When several years had passed and Shelah had grown up enough and Judah’s own wife had died, he visited his old friend Hirah for the time of sheep shearing, in Timnah near Tamar’s home. It was just as the years of famine were beginning, about the year 1869 b.c. Judah would have been about forty years old and Shelah was eighteen. Tamar knew that Shelah was old enough to be married now but that Judah had not sent for her. When she learned that Judah was coming but that Shelah was not, it became clear to her that Judah had no intention of giving her to Shelah. Perhaps her father had also begun making discrete inquiries as to what was going on, or perhaps he had begun thinking about what else to do with her.

She had limited options open to her if she did not marry Shelah. Women in such circumstances were sometimes forced to become prostitutes by their fathers, though that would become illegal under Moses. Being married to Judah’s sons cannot have been very pleasant, but her situation was hopeless. It was a desperate enough to justify a desperate plan: she decided to disguise herself as a temple prostitute (to which life she might be forced in any event), set up her tent on the road that Judah would take into Timnah, and lure him in. She would be wearing the veil of a temple prostitute and Judah would not see her face clearly enough to recognize her.

This plan was a long shot but then remember Jacob’s wedding night. Many things could have gone wrong. What if Judah ignored her? What if she didn’t get pregnant? What if some other man got there first? But if one is engaged in a desperate plan, one cannot worry about all the details that might go wrong. Oddly enough, and against all reasonable expectations, her plan worked perfectly: she obtained Judah’s seal, cord, and staff  – any one of which would have identified him, he did not recognize her, and she  became pregnant.

We must say that God was with her. God brought her to Judah’s attention, God brought her to Judah’s attention in such a way that he would want to go in to her, God protected her from strangers who might have gotten there first and ruined it all, and God brought about her pregnancy. All of these coincidences require some very intimate participation from God. How could God get involved in such a sordid scheme? Yet He obviously did. The circumstances leave God very little wiggle room; the plan could not have worked at all without some cooperation on God’s part. We could say “He allowed it all to happen but never aided its execution”. Such a grasping at straws is frequently used by well meaning people trying to get God off the hook, but it assumes a totally different character for God than the one He has.
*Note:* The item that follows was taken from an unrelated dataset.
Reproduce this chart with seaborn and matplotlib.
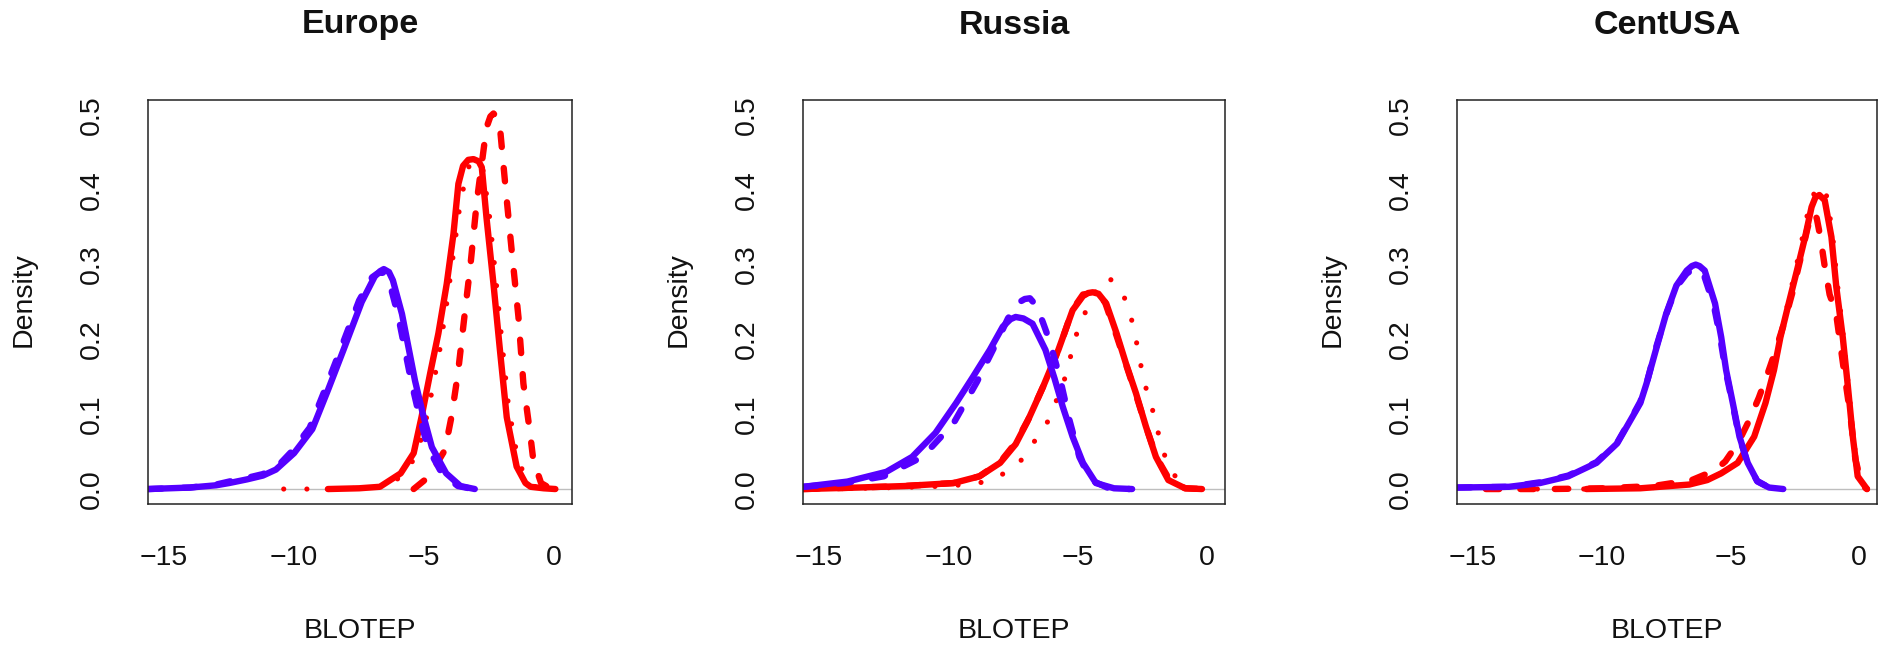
import matplotlib
matplotlib.use("Agg")
import matplotlib.pyplot as plt
import seaborn as sns

# ---------------------------------------------------------------- data
PANELS = ["Europe", "Russia", "CentUSA"]
X_TICKS = [-15, -10, -5, 0]
Y_TICKS = [0.0, 0.1, 0.2, 0.3, 0.4, 0.5]
X_LABEL = "BLOTEP"
Y_LABEL = "Density"

# Europe
EUR_BLUE_SOLID_X = [-15.6, -14.0, -13.0, -12.5, -11.8, -11.2, -10.7, -10.0, -9.3, -8.7, -8.1, -7.4, -6.9, -6.7, -6.55, -6.35, -6.2, -5.85, -5.35, -5.05, -4.7, -4.15, -3.6, -3.05]
EUR_BLUE_SOLID_Y = [0.0, 0.002, 0.005, 0.008, 0.013, 0.018, 0.026, 0.048, 0.080, 0.132, 0.186, 0.250, 0.284, 0.291, 0.294, 0.290, 0.279, 0.234, 0.145, 0.101, 0.056, 0.021, 0.004, 0.0]
EUR_BLUE_DASH_X = [-15.6, -14.0, -13.0, -12.5, -11.8, -11.2, -10.7, -10.1, -9.4, -8.8, -8.2, -7.5, -7.0, -6.8, -6.6, -6.45, -6.3, -6.0, -5.5, -5.2, -4.85, -4.3, -3.7, -3.1]
EUR_BLUE_DASH_Y = [0.0, 0.002, 0.006, 0.010, 0.015, 0.020, 0.028, 0.050, 0.082, 0.134, 0.188, 0.252, 0.283, 0.288, 0.290, 0.284, 0.272, 0.232, 0.145, 0.100, 0.055, 0.020, 0.004, 0.0]
EUR_RED_SOLID_X = [-8.7, -7.5, -6.7, -5.9, -5.4, -5.1, -4.77, -4.45, -4.13, -3.87, -3.68, -3.5, -3.3, -3.1, -2.9, -2.78, -2.6, -2.33, -2.08, -1.82, -1.44, -1.1, -0.9, -0.4, 0.05]
EUR_RED_SOLID_Y = [0.0, 0.001, 0.003, 0.021, 0.048, 0.096, 0.154, 0.208, 0.274, 0.341, 0.408, 0.432, 0.440, 0.441, 0.438, 0.430, 0.363, 0.274, 0.185, 0.096, 0.030, 0.008, 0.003, 0.001, 0.0]
EUR_RED_DASH_X = [-5.4, -4.8, -4.2, -3.95, -3.7, -3.45, -3.2, -2.97, -2.6, -2.45, -2.33, -2.2, -2.08, -1.88, -1.63, -1.37, -1.18, -0.92, -0.8, -0.5, -0.1]
EUR_RED_DASH_Y = [0.0, 0.017, 0.052, 0.096, 0.154, 0.230, 0.305, 0.385, 0.483, 0.498, 0.502, 0.497, 0.483, 0.408, 0.319, 0.230, 0.141, 0.074, 0.039, 0.008, 0.0]
EUR_RED_DOT_X = [-10.4, -9.0, -7.5, -6.5, -5.8, -5.3, -5.0, -4.7, -4.4, -4.1, -3.85, -3.6, -3.3, -3.0, -2.75, -2.5, -2.25, -2.0, -1.75, -1.4, -1.0, -0.6, -0.2]
EUR_RED_DOT_Y = [0.0, 0.0, 0.001, 0.004, 0.018, 0.045, 0.080, 0.130, 0.185, 0.255, 0.320, 0.385, 0.430, 0.440, 0.430, 0.370, 0.285, 0.195, 0.110, 0.040, 0.008, 0.001, 0.0]

# Russia
RUS_BLUE_SOLID_X = [-15.6, -13.9, -12.4, -11.4, -10.5, -9.7, -9.05, -8.4, -7.9, -7.6, -7.4, -7.1, -6.75, -6.25, -5.9, -5.58, -5.2, -4.8, -4.3, -3.6, -2.9]
RUS_BLUE_SOLID_Y = [0.003, 0.010, 0.023, 0.043, 0.075, 0.115, 0.150, 0.186, 0.217, 0.227, 0.230, 0.228, 0.221, 0.186, 0.148, 0.110, 0.070, 0.035, 0.008, 0.001, 0.0]
RUS_BLUE_DASH_X = [-15.6, -14.0, -12.5, -11.0, -9.8, -8.9, -8.15, -7.7, -7.25, -7.05, -6.85, -6.6, -6.35, -6.1, -5.7, -5.32, -4.94, -4.5, -3.8, -3.0]
RUS_BLUE_DASH_Y = [0.003, 0.008, 0.017, 0.043, 0.088, 0.143, 0.195, 0.228, 0.250, 0.254, 0.255, 0.245, 0.223, 0.199, 0.150, 0.092, 0.043, 0.012, 0.001, 0.0]
RUS_RED_SOLID_X = [-15.6, -13.5, -11.7, -9.8, -8.8, -8.0, -7.4, -6.95, -6.35, -5.75, -5.2, -4.8, -4.6, -4.42, -4.2, -3.9, -3.5, -3.14, -2.75, -2.37, -1.98, -1.5, -0.85, -0.2]
RUS_RED_SOLID_Y = [0.0, 0.002, 0.004, 0.008, 0.017, 0.035, 0.060, 0.090, 0.136, 0.186, 0.239, 0.258, 0.262, 0.263, 0.261, 0.248, 0.208, 0.168, 0.128, 0.084, 0.043, 0.012, 0.001, 0.0]
RUS_RED_DASH_X = [-15.6, -13.5, -11.7, -9.8, -8.8, -8.0, -7.4, -6.9, -6.3, -5.7, -5.2, -4.8, -4.4, -3.95, -3.55, -3.15, -2.75, -2.35, -1.95, -1.45, -0.85, -0.2]
RUS_RED_DASH_Y = [0.0, 0.002, 0.004, 0.008, 0.017, 0.036, 0.062, 0.094, 0.140, 0.190, 0.240, 0.260, 0.262, 0.250, 0.210, 0.168, 0.126, 0.082, 0.042, 0.012, 0.001, 0.0]
RUS_RED_DOT_X = [-15.0, -12.0, -10.0, -8.8, -7.9, -7.2, -6.67, -6.18, -5.83, -5.5, -5.28, -5.04, -4.7, -4.25, -3.8, -3.24, -2.95, -2.75, -2.59, -2.4, -2.14, -1.92, -1.69, -1.35, -1.0, -0.5]
RUS_RED_DOT_Y = [0.0, 0.002, 0.004, 0.008, 0.020, 0.038, 0.064, 0.089, 0.118, 0.148, 0.177, 0.208, 0.237, 0.268, 0.283, 0.260, 0.231, 0.200, 0.170, 0.139, 0.110, 0.079, 0.049, 0.022, 0.008, 0.0]

# CentUSA
USA_BLUE_SOLID_X = [-15.6, -13.6, -12.4, -11.3, -10.2, -9.4, -8.8, -8.5, -8.26, -7.88, -7.5, -7.1, -6.7, -6.5, -6.35, -6.2, -6.0, -5.6, -5.36, -5.17, -4.91, -4.65, -4.33, -3.95, -3.5, -2.95]
USA_BLUE_SOLID_Y = [0.002, 0.003, 0.008, 0.017, 0.035, 0.061, 0.097, 0.115, 0.141, 0.188, 0.234, 0.272, 0.292, 0.298, 0.300, 0.298, 0.292, 0.248, 0.203, 0.159, 0.115, 0.070, 0.035, 0.010, 0.002, 0.0]
USA_BLUE_DASH_X = [-15.6, -13.6, -12.4, -11.3, -10.2, -9.4, -8.8, -8.5, -8.25, -7.9, -7.5, -7.1, -6.7, -6.4, -6.05, -5.65, -5.4, -5.2, -4.93, -4.67, -4.35, -3.97, -3.5, -2.95]
USA_BLUE_DASH_Y = [0.002, 0.003, 0.009, 0.018, 0.036, 0.062, 0.098, 0.117, 0.142, 0.188, 0.233, 0.270, 0.288, 0.295, 0.288, 0.246, 0.203, 0.160, 0.116, 0.071, 0.036, 0.011, 0.002, 0.0]
USA_RED_SOLID_X = [-10.6, -8.5, -6.6, -5.9, -5.36, -4.72, -4.08, -3.64, -3.31, -3.06, -2.74, -2.42, -2.1, -1.85, -1.7, -1.55, -1.34, -1.08, -0.89, -0.64, -0.44, -0.25, -0.06, 0.3]
USA_RED_SOLID_Y = [0.0, 0.001, 0.006, 0.012, 0.021, 0.035, 0.070, 0.115, 0.159, 0.203, 0.248, 0.292, 0.337, 0.377, 0.390, 0.393, 0.386, 0.337, 0.270, 0.203, 0.137, 0.070, 0.017, 0.0]
USA_RED_DASH_X = [-14.5, -12.0, -10.0, -8.0, -6.5, -5.6, -5.2, -4.7, -4.3, -3.9, -3.6, -3.3, -2.95, -2.6, -2.3, -2.0, -1.8, -1.65, -1.5, -1.35, -1.15, -0.9, -0.6, -0.35, -0.15, 0.1, 0.3]
USA_RED_DASH_Y = [0.0, 0.0, 0.001, 0.004, 0.012, 0.025, 0.037, 0.062, 0.090, 0.122, 0.150, 0.180, 0.218, 0.262, 0.305, 0.350, 0.370, 0.362, 0.335, 0.300, 0.260, 0.235, 0.160, 0.100, 0.040, 0.005, 0.0]
USA_RED_DOT_X = [-12.5, -10.0, -8.0, -6.5, -5.5, -4.8, -4.1, -3.65, -3.3, -3.05, -2.75, -2.45, -2.15, -1.9, -1.6, -1.3, -1.05, -0.85, -0.62, -0.42, -0.23, -0.05, 0.3]
USA_RED_DOT_Y = [0.0, 0.0, 0.002, 0.007, 0.018, 0.032, 0.068, 0.113, 0.160, 0.205, 0.252, 0.297, 0.345, 0.385, 0.405, 0.398, 0.345, 0.275, 0.205, 0.138, 0.072, 0.018, 0.0]

CURVES = {
    "Europe": [
        (EUR_RED_SOLID_X, EUR_RED_SOLID_Y, "red", "solid"),
        (EUR_RED_DASH_X, EUR_RED_DASH_Y, "red", "dash"),
        (EUR_RED_DOT_X, EUR_RED_DOT_Y, "red", "dot"),
        (EUR_BLUE_SOLID_X, EUR_BLUE_SOLID_Y, "blue", "solid"),
        (EUR_BLUE_DASH_X, EUR_BLUE_DASH_Y, "blue", "dash"),
    ],
    "Russia": [
        (RUS_RED_SOLID_X, RUS_RED_SOLID_Y, "red", "solid"),
        (RUS_RED_DASH_X, RUS_RED_DASH_Y, "red", "dash"),
        (RUS_RED_DOT_X, RUS_RED_DOT_Y, "red", "dot"),
        (RUS_BLUE_SOLID_X, RUS_BLUE_SOLID_Y, "blue", "solid"),
        (RUS_BLUE_DASH_X, RUS_BLUE_DASH_Y, "blue", "dash"),
    ],
    "CentUSA": [
        (USA_RED_SOLID_X, USA_RED_SOLID_Y, "red", "solid"),
        (USA_RED_DASH_X, USA_RED_DASH_Y, "red", "dash"),
        (USA_RED_DOT_X, USA_RED_DOT_Y, "red", "dot"),
        (USA_BLUE_SOLID_X, USA_BLUE_SOLID_Y, "blue", "solid"),
        (USA_BLUE_DASH_X, USA_BLUE_DASH_Y, "blue", "dash"),
    ],
}

# ---------------------------------------------------------------- style
COLORS = {"red": "#FF0000", "blue": "#5500FF"}
LINESTYLES = {
    "solid": dict(linestyle="-", linewidth=4.6),
    "dash": dict(linestyle=(0, (2.1, 3.3)), linewidth=4.6),
    "dot": dict(linestyle=(0, (0.01, 4.5)), linewidth=3.7),
}

sns.set_style("white")
plt.rcParams["font.family"] = ["Liberation Sans", "DejaVu Sans"]

W, H = 1880, 650
fig = plt.figure(figsize=(W / 100, H / 100), dpi=100)

# axes boxes in pixel coordinates: (left, right)
BOX_X = [(148, 572), (803, 1225), (1457, 1877)]
BOX_TOP, BOX_BOTTOM = 100, 504

for (left, right), name in zip(BOX_X, PANELS):
    ax = fig.add_axes([left / W, 1 - BOX_BOTTOM / H, (right - left) / W, (BOX_BOTTOM - BOX_TOP) / H])
    ax.axhline(0, color="#BEBEBE", lw=1.0, zorder=1)
    for xs, ys, col, sty in CURVES[name]:
        sns.lineplot(x=xs, y=ys, ax=ax, color=COLORS[col], sort=False,
                     estimator=None, solid_capstyle="round",
                     dash_capstyle="round", zorder=2, **LINESTYLES[sty])
    ax.set_xlim(-15.62, 0.69)
    ax.set_ylim(-0.02, 0.52)
    ax.set_xticks(X_TICKS)
    ax.set_yticks(Y_TICKS)
    ax.set_xticklabels([f"{t:d}".replace("-", "\u2212") for t in X_TICKS])
    ax.set_yticklabels([f"{t:.1f}" for t in Y_TICKS], rotation=90, va="center")
    ax.tick_params(axis="both", direction="out", length=13.7, width=1.1,
                   color="#222222", labelsize=20.5, labelcolor="#111111")
    ax.tick_params(axis="x", pad=16)
    ax.tick_params(axis="y", pad=17)
    for sp in ax.spines.values():
        sp.set_visible(True)
        sp.set_color("#222222")
        sp.set_linewidth(1.1)
    ax.set_xlabel("")
    ax.set_ylabel("")
    cx = (left + right) / 2 / W
    fig.text(cx, 1 - 25 / H, name, ha="center", va="center",
             fontsize=24.5, fontweight="bold", color="#111111")
    fig.text(cx, 1 - 631 / H, X_LABEL, ha="center", va="center",
             fontsize=20.5, color="#111111")
    fig.text((left - 124) / W, 1 - 300 / H, Y_LABEL, ha="center",
             va="center", rotation=90, fontsize=20.5, color="#111111")

fig.savefig("out.png", dpi=100, facecolor="white")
If God is anything, He is a participant. Any interpretation of Scripture that portrays Him as a bystander, an allower of events, is suspicious. Isn’t this what it means to say that He is the living God: that He is active in daily events? From the very beginning, from the very first animal to be killed for its skin for clothing for Adam and Eve, God has shown His willingness to be totally involved in the dirt of creation and there is no reason to think that He ever changed His mind. In fact, the Incarnation is a striking assertion that He is still involved personally in the sordidness of the Creation. Furthermore, God was proud of His involvement in the affair. He italicized His involvement in her scheme by choosing Tamar and this pregnancy to be part of the line leading from Judah to the Messiah. And then He made sure the event was remembered in the oral tradition. And then He went out of His way to be sure Tamar was mentioned in the Messiah’s genealogy in Matthew. He wasn’t just permitting this scheme, He was immersed in it.  These were His own ancestors that were coming together; hence, the whole sordid plot is intimately interconnected to His own plot.

There is another problem with the story of Tamar and Judah that should be mentioned. Tamar disguised herself as a temple prostitute, one who was involved in the worship of Astarte. Astarte was deliberately mispronounced as Ashtoreth in the Hebrew Bible to confuse the name with another word that means “abomination”. Astarte is the same as the goddess Ishtar, the evening star, the goddess of love and fertility. Probably there were no self-employed prostitutes; the pagan temples seemed to have monopolized the profession. There are two different Hebrew words translated as “prostitute”, one in 38:15 and another in 38:21-22, but it is not clear what the distinction of meaning is; they are both translated as πορνη in the Septuagint, from which we get the word pornography. Tamar may not have intended much with the idolatrous aspect of her role; she simply wanted to lure Judah. But Judah was certainly implicated in the worship of Astarte by visiting her. Even though she was not actually a priestess of Astarte, Judah did not know it and his intention was to go to such a priestess. Hence we have the very brother chosen out of all the brothers to be the ancestor to the Messiah involved in the worship of the fertility goddess, and a direct ancestor of the Messiah was conceived in this idolatrous circumstance. This is the heritage that God chose as His own.